Listrik Indonesia | Ada kekhawatiran yang terus bergulir pasca terpilihnya Donald Trump sebagai Presiden Amerika Serikat yang ke-47. Bahkan sejumlah negosiator Konferensi Perubahan Iklim PBB ke-29 (COP29) juga ketar-ketir dibuatnya. Dikatakan bahwa Trump akan menyulitkan negosiasi pertemuan iklin yang akan digelar di Baku, Azerbaijan, mulai 11 November 2024 nanti.
Sejumlah kalangan menilai kemenangan Trump itu akan kian menekan Eropa dan China dalam memimpin komunitas dunia dalam mengatasi isu perubahan iklim. Prediksi negatif terhadap Trump bukannya tanpa sebab. Konon selama kampanye Capres, Trump menyindir bahwa perubahan iklim adalah “hoaks besar”.

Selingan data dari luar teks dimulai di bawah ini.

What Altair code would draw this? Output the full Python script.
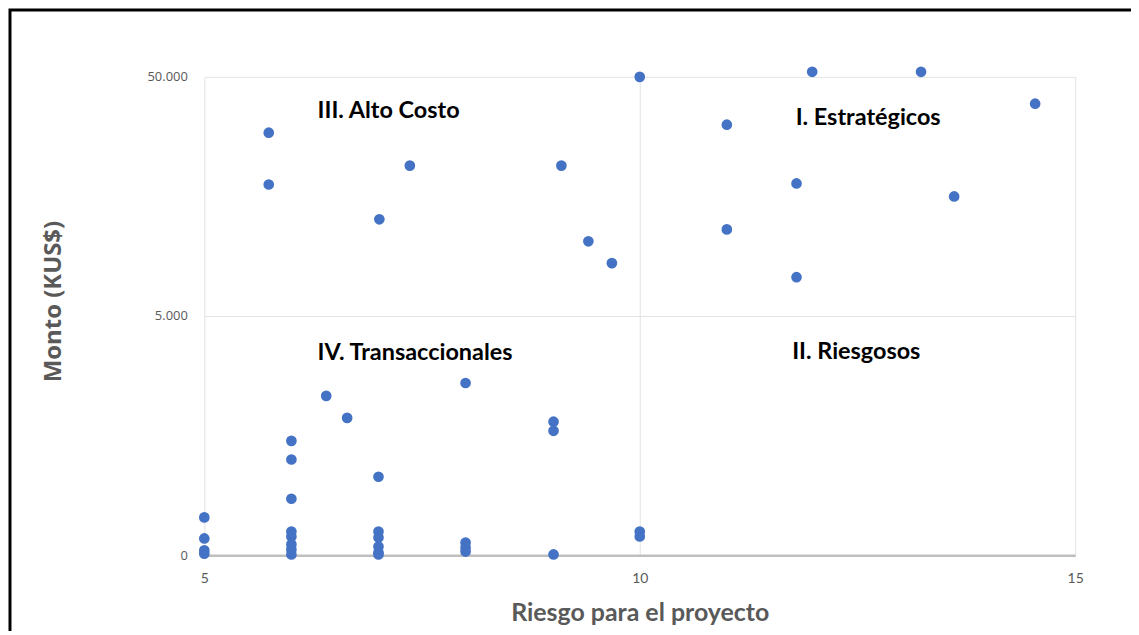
import altair as alt
import pandas as pd

# Riesgo (x) and Monto KUS$ (y) for every project
riesgo = [
    5.74, 5.74, 7.01, 7.36, 9.10, 9.41, 9.68, 10.0, 11.0, 11.0, 11.8, 11.8, 11.98, 13.23, 13.61, 14.54,
    5, 5, 5, 5,
    6, 6, 6, 6, 6, 6, 6, 6,
    6.4, 6.64,
    7, 7, 7, 7, 7, 7,
    8, 8, 8, 8,
    9.01, 9.01, 9.01,
    10, 10,
]
monto = [
    39500, 29750, 23200, 33300, 33300, 19050, 14950, 50000, 41000, 21300, 29950, 12300, 50950, 50950, 27500, 44950,
    790, 350, 100, 30,
    2390, 2000, 1180, 495, 390, 225, 120, 15,
    3330, 2870,
    1640, 495, 370, 180, 55, 15,
    3600, 265, 160, 75,
    2790, 2600, 15,
    495, 390,
]

# quadrant labels
label_text = ["III. Alto Costo", "I. Estratégicos", "IV. Transaccionales", "II. Riesgosos"]
label_x = [6.30, 11.79, 6.30, 11.75]
label_y = [43600, 42300, 4230, 4250]

x_ticks = [5, 10, 15]
y_ticks = [0, 5000, 50000]

W, H = 874, 480

df = pd.DataFrame({"riesgo": riesgo, "monto": monto})
labels = pd.DataFrame({"riesgo": label_x, "monto": label_y, "txt": label_text})

x_enc = alt.X(
    "riesgo:Q",
    scale=alt.Scale(domain=[5, 15], nice=False, zero=False),
    axis=alt.Axis(
        values=x_ticks,
        format="d",
        labelFlush=False,
        title="Riesgo para el proyecto",
        titleFont="Lato", titleFontSize=25, titleFontWeight="bold", titleColor="#595959",
        titleX=W / 2, titleY=58, titleBaseline="middle", titleAlign="center",
        labelFont="Lato", labelFontSize=14, labelColor="#595959", labelPadding=16,
        ticks=False, domainColor="#bfbfbf", domainWidth=2.5,
        grid=True, gridColor="#e3e3e3", gridWidth=1,
    ),
)
y_enc = alt.Y(
    "monto:Q",
    scale=alt.Scale(domain=[0, 5000, 50000], range=[H, H / 2, 0], nice=False, zero=False),
    axis=alt.Axis(
        values=y_ticks,
        format=",d",
        labelExpr="replace(datum.label, ',', '.')",
        labelFlush=False,
        title="Monto (KUS$)",
        titleFont="Open Sans", titleFontSize=24, titleFontWeight="bold", titleColor="#595959",
        titleX=-151, titleY=225, titleAlign="center", titleBaseline="middle", titleAngle=270,
        labelFont="Open Sans", labelFontSize=13, labelColor="#595959", labelPadding=17,
        ticks=False, domain=False,
        grid=True, gridColor="#e3e3e3", gridWidth=1,
    ),
)

points = alt.Chart(df).mark_circle(size=115, color="#4472C4", opacity=1).encode(x=x_enc, y=y_enc)

texts = alt.Chart(labels).mark_text(
    align="left", baseline="middle", font="Lato", fontSize=23.5, fontWeight="bold", color="#000000"
).encode(x="riesgo:Q", y="monto:Q", text="txt:N")

frame = alt.Chart(alt.Data(values=[{"a": 1}])).mark_rect(
    fillOpacity=0, stroke="black", strokeWidth=3
).encode(
    x=alt.value(-195), x2=alt.value(W + 300), y=alt.value(-67), y2=alt.value(H + 300)
)

chart = alt.layer(points, texts, frame).properties(
    width=W, height=H,
    autosize=alt.AutoSizeParams(type="none"),
    padding={"left": 197, "top": 68, "right": 56, "bottom": 75},
    background="white",
).configure_view(stroke=None)

chart.save("out.html", embed_options={"renderer": "svg", "actions": False})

Bahkan dalam pidatonya beberapa waktu lalu, Trump secara terang-benderang akan mendorong ekspansi minyak dan gas. “We will drill, baby, drill (kita akan mengebor migas)," kata Trump. Oleh karenanya, para ahli khawatir janji Trump itu akan meningkatkan emisi. Padahal global tengah berupaya mengurangi perubahan iklim.
"Hasil dari pilpres ini akan dilihat sebagai pukulan telak bagi aksi iklim global," kata mantan kepala iklim PBB dan arsitek Perjanjian Paris Christiana Figueres dalam sebuah unggahan di media sosial, Rabu (6/11/2024).
Dengan masuknya kembali Trump ke Gedung Putih, para ahli menilai usaha global untuk mencegah terjadinya krisis iklim akan mentok. Lebih ekstrem lagi, ada yang mengatakan bahwa dengan terpilihnya Trump menjadi Presiden Amerika Serikat itu akan membuat AS keluar dari Perjanjian Pari (Paris Agreement).
Apakah ini benar adanya atau hoaks semata? Menarik untuk ditunggu aksi lanjutan Mr. President Donald Trump.